Which is good because if our senses were entirely intact, we’d be sure to notice the problems with the script. Del Toro evidently began writing the script at the same time he was working on Hellboy, and tinkered with it for years, calling on Matthew Robbins (The Sugarland Express) for assistance. When Stone and Benedict Cumberbatch dropped out of the project and Wasikowska and Hiddleston stepped in, he rewrote the script again, and was even making changes while filming. Which likely explains some of the larger plotholes (perhaps the largest being why anyone is trapped in the house). My sister, who joined me at the theatre, charitably suggested that perhaps the problem was one of poor editing choices, but even if this were the case, a stronger script would have carried some of the larger themes consistently enough that the odd bad edit should not have created such seeming holes in the film’s logic.
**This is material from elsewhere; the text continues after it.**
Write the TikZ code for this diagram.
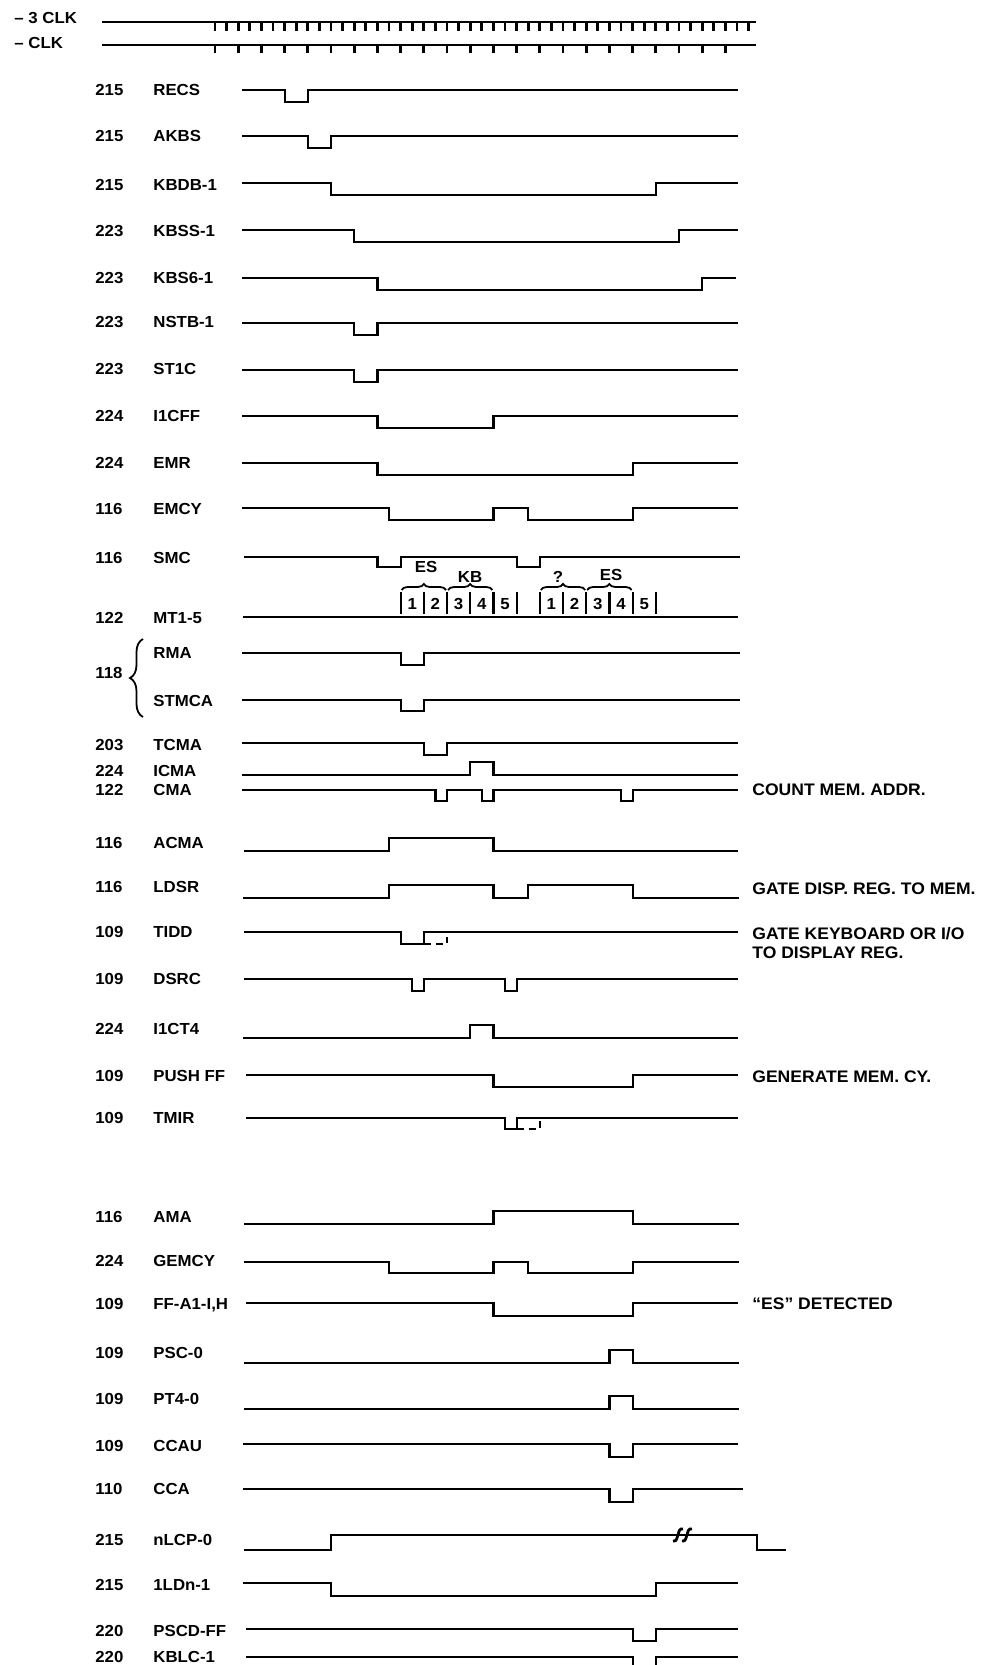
\documentclass[tikz,border=0pt]{standalone}
\usepackage{fontspec}
\setmainfont{Liberation Sans}[FakeStretch=1.05]
\usetikzlibrary{decorations.pathreplacing}
\begin{document}
\begin{tikzpicture}[x=0.5pt,y=-0.5pt,
  declare function={t(\x)=215+23.2*\x;},
  wave/.style={line width=1.1pt, line join=miter, line cap=butt},
  dsh/.style={line width=1.1pt, dash pattern=on 3.5pt off 2.5pt},
  tick/.style={line width=1.4pt},
  txt/.style={anchor=base west, inner sep=0pt, font=\fontsize{8}{9.6}\selectfont\bfseries},
  note/.style={anchor=base west, inner sep=0pt, font=\fontsize{8.35}{10}\selectfont\bfseries},
  ctxt/.style={anchor=base, inner sep=0pt, font=\fontsize{8}{9.6}\selectfont\bfseries},
  br/.style={decorate, decoration={brace, amplitude=3pt}, line width=0.9pt}]
\useasboundingbox (0,0) rectangle (984,1665);

% clocks
\node[txt] (clkthree) at (14,24) {– 3 CLK};
\node[txt] (clkone) at (14,48) {– CLK};
\draw[wave, line width=1.3pt] (102,22) -- (756,22);
\foreach \k in {0,...,46} \draw[tick] ({215+11.6*\k},22) -- ++(0,9);
\draw[wave, line width=1.3pt] (102,45) -- (756,45);
\foreach \k in {0,...,22} \draw[tick] ({t(\k)},45) -- ++(0,8);

% row labels
\foreach \num/\nm/\c/\id in {215/RECS/89/a, 215/AKBS/135/b, 215/KBDB-1/184/c,
  223/KBSS-1/230/d, 223/KBS6-1/277/e, 223/NSTB-1/321/f, 223/ST1C/368/g,
  224/I1CFF/415/h, 224/EMR/462/i, 116/EMCY/508/j, 116/SMC/557/k, 122/MT1-5/617/l,
  203/TCMA/744/m, 224/ICMA/770/n, 122/CMA/789/o, 116/ACMA/842/p, 116/LDSR/886/q,
  109/TIDD/931/r, 109/DSRC/978/s, 224/I1CT4/1028/u, 109/PUSH FF/1075/v, 109/TMIR/1117/w,
  116/AMA/1216/x, 224/GEMCY/1260/y, 109/{FF-A1-I,H}/1303/z, 109/PSC-0/1352/aa,
  109/PT4-0/1398/ab, 109/CCAU/1445/ac, 110/CCA/1488/ad, 215/nLCP-0/1539/ae,
  215/1LDn-1/1584/af, 220/PSCD-FF/1630/ag, 220/KBLC-1/1656/ah}
{
  \node[txt] (num\id) at (95,\c+6) {\num};
  \node[txt] (nm\id) at (153,\c+6) {\nm};
}
\node[txt] (nmrma) at (153,658) {RMA};
\node[txt] (nmstmca) at (153,706) {STMCA};
\node[txt] (num118) at (95,678) {118};
\draw[decorate, decoration={brace, amplitude=6.5pt}, line width=0.9pt] (143,717) -- (143,639);

% right side notes
\node[note] (ncma) at (752,795) {COUNT MEM. ADDR.};
\node[note] (nldsr) at (752,894) {GATE DISP. REG. TO MEM.};
\node[note] (ntidd) at (752,939) {GATE KEYBOARD OR I/O};
\node[note] (ntidd2) at (752,958) {TO DISPLAY REG.};
\node[note] (npush) at (752,1082) {GENERATE MEM. CY.};
\node[note] (nffa) at (752,1309) {“ES” DETECTED};

% waveforms
\draw[wave] (242,90) -- ({t(3)},90) |- ({t(4)},102) |- (738,90);
\draw[wave] (242,136) -- ({t(4)},136) |- ({t(5)},148) |- (738,136);
\draw[wave] (242,183) -- ({t(5)},183) |- ({t(19)},195) |- (738,183);
\draw[wave] (242,230) -- ({t(6)},230) |- ({t(20)},242) |- (738,230);
\draw[wave] (242,278) -- ({t(7)},278) |- ({t(21)},290) |- (736,278);
\draw[wave] (242,323) -- ({t(6)},323) |- ({t(7)},335) |- (738,323);
\draw[wave] (242,370) -- ({t(6)},370) |- ({t(7)},382) |- (738,370);
\draw[wave] (242,416) -- ({t(7)},416) |- ({t(12)},428) |- (738,416);
\draw[wave] (242,463) -- ({t(7)},463) |- ({t(18)},475) |- (738,463);
\draw[wave] (242,508) -- ({t(7.5)},508) |- ({t(12)},520) |- ({t(13.5)},508) |- ({t(18)},520) |- (738,508);
\draw[wave] (244,557) -- ({t(7)},557) |- ({t(8)},567) |- ({t(13)},557) |- ({t(14)},567) |- (740,557);

% MT1-5
\draw[wave] (243,617) -- (738,617);
\foreach \k in {8,...,19} \draw[wave] ({t(\k)},592) -- ({t(\k)},614);
\foreach \k/\d in {8/1,9/2,10/3,11/4,12/5,14/1,15/2,16/3,17/4,18/5}
  \node[ctxt] at ({t(\k+0.5)},609) {\d};
\draw[br] ({t(8)+1},590) -- ({t(10)-1},590);
\draw[br] ({t(10)+1},590) -- ({t(12)-1},590);
\draw[br] ({t(14)+1},590) -- ({t(16)-1},590);
\draw[br] ({t(16)+1},590) -- ({t(18)-1},590);
\node[ctxt] (les) at (426,572) {ES};
\node[ctxt] (lkb) at (470,582) {KB};
\node[ctxt] (lq) at (558,582) {?};
\node[ctxt] (les2) at (611,580) {ES};

\draw[wave] (242,653) -- ({t(8)},653) |- ({t(9)},665) |- (740,653);
\draw[wave] (242,700) -- ({t(8)},700) |- ({t(9)},711) |- (740,700);
\draw[wave] (242,743) -- ({t(9)},743) |- ({t(10)},755) |- (738,743);
\draw[wave] (242,775) -- ({t(11)},775) |- ({t(12)},762) |- (738,775);
\draw[wave] (242,790) -- ({t(9.5)},790) |- ({t(10)},801) |- ({t(11.5)},790) |- ({t(12)},801) |- ({t(17.5)},790) |- ({t(18)},801) |- (738,790);
\draw[wave] (244,851) -- ({t(7.5)},851) |- ({t(12)},838) |- (738,851);
\draw[wave] (243,898) -- ({t(7.5)},898) |- ({t(12)},885) |- ({t(13.5)},898) |- ({t(18)},885) |- (739,898);
\draw[wave] (244,932) -- ({t(8)},932) |- ({t(9)},944) |- (738,932);
\draw[dsh] ({t(9)},944) -- ({t(10)},944) -- ({t(10)},937);
\draw[wave] (244,979) -- ({t(8.5)},979) |- ({t(9)},991) |- ({t(12.5)},979) |- ({t(13)},991) |- (738,979);
\draw[wave] (243,1038) -- ({t(11)},1038) |- ({t(12)},1025) |- (738,1038);
\draw[wave] (246,1075) -- ({t(12)},1075) |- ({t(18)},1087) |- (738,1075);
\draw[wave] (246,1118) -- ({t(12.5)},1118) |- ({t(13)},1129) |- (738,1118);
\draw[dsh] ({t(13)},1129) -- ({t(14)},1129) -- ({t(14)},1121);
\draw[wave] (244,1224) -- ({t(12)},1224) |- ({t(18)},1211) |- (739,1224);
\draw[wave] (244,1262) -- ({t(7.5)},1262) |- ({t(12)},1273) |- ({t(13.5)},1262) |- ({t(18)},1273) |- (739,1262);
\draw[wave] (246,1303) -- ({t(12)},1303) |- ({t(18)},1316) |- (738,1303);
\draw[wave] (244,1363) -- ({t(17)},1363) |- ({t(18)},1350) |- (739,1363);
\draw[wave] (244,1409) -- ({t(17)},1409) |- ({t(18)},1396) |- (739,1409);
\draw[wave] (243,1444) -- ({t(17)},1444) |- ({t(18)},1457) |- (738,1444);
\draw[wave] (243,1489) -- ({t(17)},1489) |- ({t(18)},1502) |- (743,1489);
\draw[wave] (244,1550) -- ({t(5)},1550) |- (757,1535) |- (786,1550);
\draw[wave, line width=1.4pt] (673,1541) .. controls (677,1542) and (677,1537) .. (678,1535) .. controls (679,1532) and (679,1528) .. (683,1529);
\draw[wave, line width=1.4pt] (682,1541) .. controls (686,1542) and (686,1537) .. (687,1535) .. controls (688,1532) and (688,1528) .. (692,1529);
\draw[wave] (243,1583) -- ({t(5)},1583) |- ({t(19)},1596) |- (738,1583);
\draw[wave] (246,1629) -- ({t(18)},1629) |- ({t(19)},1641) |- (738,1629);
\draw[wave] (246,1657) -- ({t(18)},1657) |- ({t(19)},1672) |- (738,1657);
\end{tikzpicture}
\end{document}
I do wonder, however, how much of the ghostly content ended up on the cutting room floor. The choice to use actors, in this case Doug Jones and Javier Botet, rather than go the strictly CGI route was a good one because these spectral entities are not here to frighten, for the most part, but to communicate. The physical work of both actors was very expressive and made you feel the humanity of their pained souls, even when they were covered with what appeared to be, in some cases, gore. Unfortunately, we did not get as much time with them as a premise featuring a girl who has met ghosts and writes about them might suggest. Some of the most affecting scenes involve these characters and I felt robbed to not have more time with them.
What I could have done without are the moments where del Toro forgets what movie he is making. He talked a great deal in interviews about how much he loves Gothic romance, and how the film is a tribute to that. We see this in the long shots of the house surrounded by swirling snow and approached by a blood-red path, or in the ornate nightdresses Edith wanders the house in, or the glances of longing and malevolence that Thomas alternately visits on his bride. It’s even clear in the intense predictability of the story. These tales almost always go the same way and even del Toro’s variants are merely plucked from more recent versions of those same stories.
What is so out of place are the moments of modern-day more slasher-type horror films that he seems to have grafted on. Like most entries in the Gothic romance genre, Crimson Peak really isn’t, Lucille excepted, that frightening. But it contains a few overly graphic moments obviously put there to sate those who mistake gore for horror. These are almost exclusively the reason for the R rating the film received (the other being Hiddleston’s ass and possibly the movie’s primary mystery) and serve primarily—for those of us who also love the genre—to disrupt the mood of the piece. And mood is a large part of the reason to enjoy such a work.
And if that is what you are looking for—a rich and beautiful Gothic landscape full of lost souls (both living and dead), conflicted desire, and some of the most promising entries for the technical Oscars, this is the film for you. If you’re looking for a good scare or good script, give this one a pass.